• [Written problem] Restate all of the entries exactly, dropping any pictures they hold.

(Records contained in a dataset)
###
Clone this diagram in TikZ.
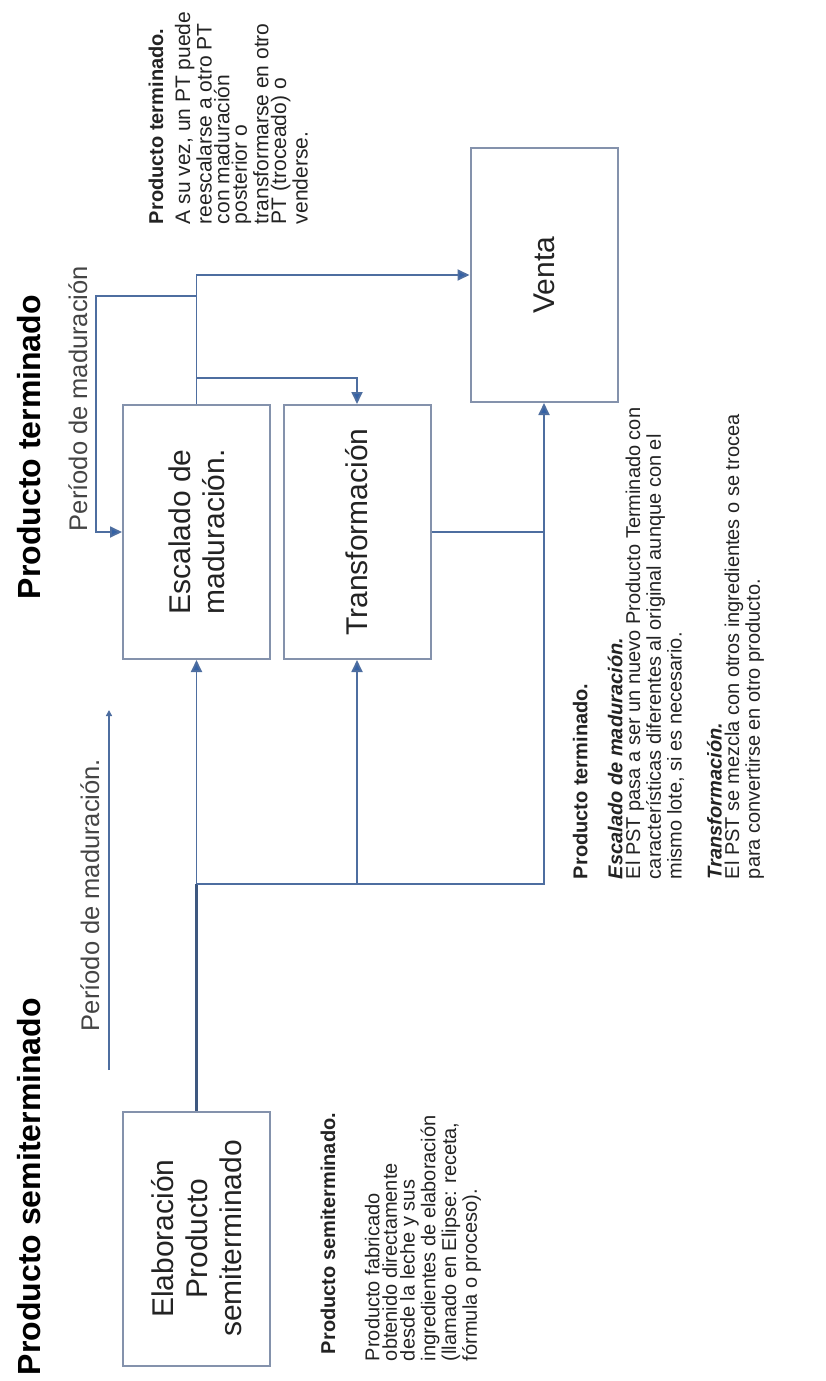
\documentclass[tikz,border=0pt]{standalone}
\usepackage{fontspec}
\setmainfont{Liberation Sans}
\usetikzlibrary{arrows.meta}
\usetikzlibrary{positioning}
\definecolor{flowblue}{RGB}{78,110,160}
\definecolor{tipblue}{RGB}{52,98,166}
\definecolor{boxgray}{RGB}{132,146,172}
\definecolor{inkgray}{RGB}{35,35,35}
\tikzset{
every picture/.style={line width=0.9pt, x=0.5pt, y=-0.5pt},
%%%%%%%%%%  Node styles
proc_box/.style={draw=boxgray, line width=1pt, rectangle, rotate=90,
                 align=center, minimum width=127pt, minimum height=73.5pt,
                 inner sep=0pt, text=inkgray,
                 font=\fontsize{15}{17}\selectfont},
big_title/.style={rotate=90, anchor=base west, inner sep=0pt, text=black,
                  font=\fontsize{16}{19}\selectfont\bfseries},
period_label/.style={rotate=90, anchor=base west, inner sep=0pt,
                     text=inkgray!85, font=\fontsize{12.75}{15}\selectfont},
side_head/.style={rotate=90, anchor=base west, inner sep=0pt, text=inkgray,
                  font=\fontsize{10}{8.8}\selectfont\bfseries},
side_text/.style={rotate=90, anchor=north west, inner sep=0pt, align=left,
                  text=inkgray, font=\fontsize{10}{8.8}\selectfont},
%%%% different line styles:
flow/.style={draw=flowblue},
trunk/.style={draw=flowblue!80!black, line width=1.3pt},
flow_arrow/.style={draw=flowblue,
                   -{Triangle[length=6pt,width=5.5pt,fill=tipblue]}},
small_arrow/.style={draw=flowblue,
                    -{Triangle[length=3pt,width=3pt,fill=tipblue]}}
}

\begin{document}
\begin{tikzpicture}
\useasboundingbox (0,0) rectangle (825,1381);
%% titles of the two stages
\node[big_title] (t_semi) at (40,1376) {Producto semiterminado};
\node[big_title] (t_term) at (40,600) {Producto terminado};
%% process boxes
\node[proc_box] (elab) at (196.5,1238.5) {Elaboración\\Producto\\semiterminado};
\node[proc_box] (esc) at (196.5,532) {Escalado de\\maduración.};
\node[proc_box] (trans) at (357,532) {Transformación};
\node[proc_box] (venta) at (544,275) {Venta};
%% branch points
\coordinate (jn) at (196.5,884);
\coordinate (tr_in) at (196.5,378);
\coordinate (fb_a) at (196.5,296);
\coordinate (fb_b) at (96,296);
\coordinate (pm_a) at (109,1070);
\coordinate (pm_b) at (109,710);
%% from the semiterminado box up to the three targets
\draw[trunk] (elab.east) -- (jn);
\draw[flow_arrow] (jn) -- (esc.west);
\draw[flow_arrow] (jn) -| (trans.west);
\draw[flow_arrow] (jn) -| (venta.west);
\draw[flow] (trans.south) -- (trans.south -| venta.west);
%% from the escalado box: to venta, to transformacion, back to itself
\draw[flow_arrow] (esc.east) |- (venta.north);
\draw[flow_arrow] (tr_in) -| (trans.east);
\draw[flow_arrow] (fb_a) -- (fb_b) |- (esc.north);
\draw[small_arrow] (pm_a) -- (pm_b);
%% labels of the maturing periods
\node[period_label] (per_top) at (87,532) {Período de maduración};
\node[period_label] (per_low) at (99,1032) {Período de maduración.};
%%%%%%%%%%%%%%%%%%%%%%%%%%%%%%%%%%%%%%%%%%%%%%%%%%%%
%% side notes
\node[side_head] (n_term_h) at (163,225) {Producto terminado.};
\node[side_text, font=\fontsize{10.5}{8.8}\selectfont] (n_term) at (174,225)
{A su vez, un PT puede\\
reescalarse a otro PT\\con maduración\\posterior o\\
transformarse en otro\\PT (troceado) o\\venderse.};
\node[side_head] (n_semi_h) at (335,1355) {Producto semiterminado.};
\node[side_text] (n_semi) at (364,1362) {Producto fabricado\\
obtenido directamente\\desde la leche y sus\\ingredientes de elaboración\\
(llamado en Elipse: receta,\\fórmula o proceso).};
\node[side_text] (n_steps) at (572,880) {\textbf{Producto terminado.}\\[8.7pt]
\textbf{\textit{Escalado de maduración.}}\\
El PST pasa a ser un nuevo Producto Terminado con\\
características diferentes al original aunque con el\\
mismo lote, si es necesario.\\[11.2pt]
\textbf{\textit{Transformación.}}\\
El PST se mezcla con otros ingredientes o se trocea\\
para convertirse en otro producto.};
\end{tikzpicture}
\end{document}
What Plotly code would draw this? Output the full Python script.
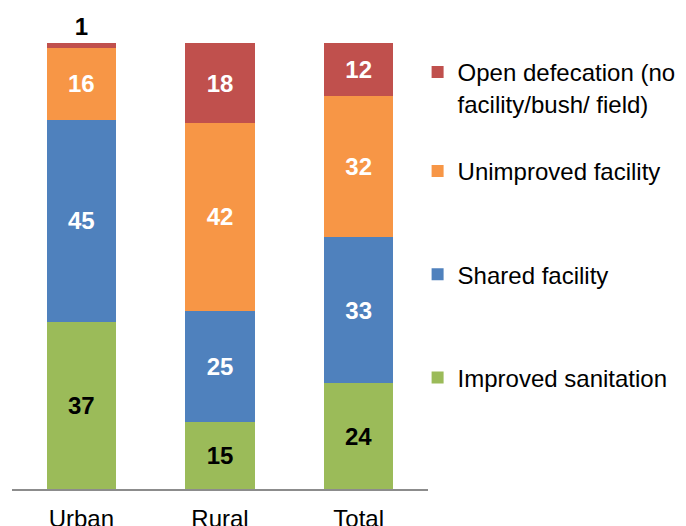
###
• [Task solution]
Clone this diagram in TikZ.
\documentclass[tikz,border=0pt]{standalone}
\usepackage{fontspec}
\setmainfont{Liberation Sans}
\usetikzlibrary{arrows.meta}
\usetikzlibrary{positioning}
\definecolor{flowblue}{RGB}{78,110,160}
\definecolor{tipblue}{RGB}{52,98,166}
\definecolor{boxgray}{RGB}{132,146,172}
\definecolor{inkgray}{RGB}{35,35,35}
\tikzset{
every picture/.style={line width=0.9pt, x=0.5pt, y=-0.5pt},
%%%%%%%%%%  Node styles
proc_box/.style={draw=boxgray, line width=1pt, rectangle, rotate=90,
                 align=center, minimum width=127pt, minimum height=73.5pt,
                 inner sep=0pt, text=inkgray,
                 font=\fontsize{15}{17}\selectfont},
big_title/.style={rotate=90, anchor=base west, inner sep=0pt, text=black,
                  font=\fontsize{16}{19}\selectfont\bfseries},
period_label/.style={rotate=90, anchor=base west, inner sep=0pt,
                     text=inkgray!85, font=\fontsize{12.75}{15}\selectfont},
side_head/.style={rotate=90, anchor=base west, inner sep=0pt, text=inkgray,
                  font=\fontsize{10}{8.8}\selectfont\bfseries},
side_text/.style={rotate=90, anchor=north west, inner sep=0pt, align=left,
                  text=inkgray, font=\fontsize{10}{8.8}\selectfont},
%%%% different line styles:
flow/.style={draw=flowblue},
trunk/.style={draw=flowblue!80!black, line width=1.3pt},
flow_arrow/.style={draw=flowblue,
                   -{Triangle[length=6pt,width=5.5pt,fill=tipblue]}},
small_arrow/.style={draw=flowblue,
                    -{Triangle[length=3pt,width=3pt,fill=tipblue]}}
}

\begin{document}
\begin{tikzpicture}
\useasboundingbox (0,0) rectangle (825,1381);
%% titles of the two stages
\node[big_title] (t_semi) at (40,1376) {Producto semiterminado};
\node[big_title] (t_term) at (40,600) {Producto terminado};
%% process boxes
\node[proc_box] (elab) at (196.5,1238.5) {Elaboración\\Producto\\semiterminado};
\node[proc_box] (esc) at (196.5,532) {Escalado de\\maduración.};
\node[proc_box] (trans) at (357,532) {Transformación};
\node[proc_box] (venta) at (544,275) {Venta};
%% branch points
\coordinate (jn) at (196.5,884);
\coordinate (tr_in) at (196.5,378);
\coordinate (fb_a) at (196.5,296);
\coordinate (fb_b) at (96,296);
\coordinate (pm_a) at (109,1070);
\coordinate (pm_b) at (109,710);
%% from the semiterminado box up to the three targets
\draw[trunk] (elab.east) -- (jn);
\draw[flow_arrow] (jn) -- (esc.west);
\draw[flow_arrow] (jn) -| (trans.west);
\draw[flow_arrow] (jn) -| (venta.west);
\draw[flow] (trans.south) -- (trans.south -| venta.west);
%% from the escalado box: to venta, to transformacion, back to itself
\draw[flow_arrow] (esc.east) |- (venta.north);
\draw[flow_arrow] (tr_in) -| (trans.east);
\draw[flow_arrow] (fb_a) -- (fb_b) |- (esc.north);
\draw[small_arrow] (pm_a) -- (pm_b);
%% labels of the maturing periods
\node[period_label] (per_top) at (87,532) {Período de maduración};
\node[period_label] (per_low) at (99,1032) {Período de maduración.};
%%%%%%%%%%%%%%%%%%%%%%%%%%%%%%%%%%%%%%%%%%%%%%%%%%%%
%% side notes
\node[side_head] (n_term_h) at (163,225) {Producto terminado.};
\node[side_text, font=\fontsize{10.5}{8.8}\selectfont] (n_term) at (174,225)
{A su vez, un PT puede\\
reescalarse a otro PT\\con maduración\\posterior o\\
transformarse en otro\\PT (troceado) o\\venderse.};
\node[side_head] (n_semi_h) at (335,1355) {Producto semiterminado.};
\node[side_text] (n_semi) at (364,1362) {Producto fabricado\\
obtenido directamente\\desde la leche y sus\\ingredientes de elaboración\\
(llamado en Elipse: receta,\\fórmula o proceso).};
\node[side_text] (n_steps) at (572,880) {\textbf{Producto terminado.}\\[8.7pt]
\textbf{\textit{Escalado de maduración.}}\\
El PST pasa a ser un nuevo Producto Terminado con\\
características diferentes al original aunque con el\\
mismo lote, si es necesario.\\[11.2pt]
\textbf{\textit{Transformación.}}\\
El PST se mezcla con otros ingredientes o se trocea\\
para convertirse en otro producto.};
\end{tikzpicture}
\end{document}
What Plotly code would draw this? Output the full Python script.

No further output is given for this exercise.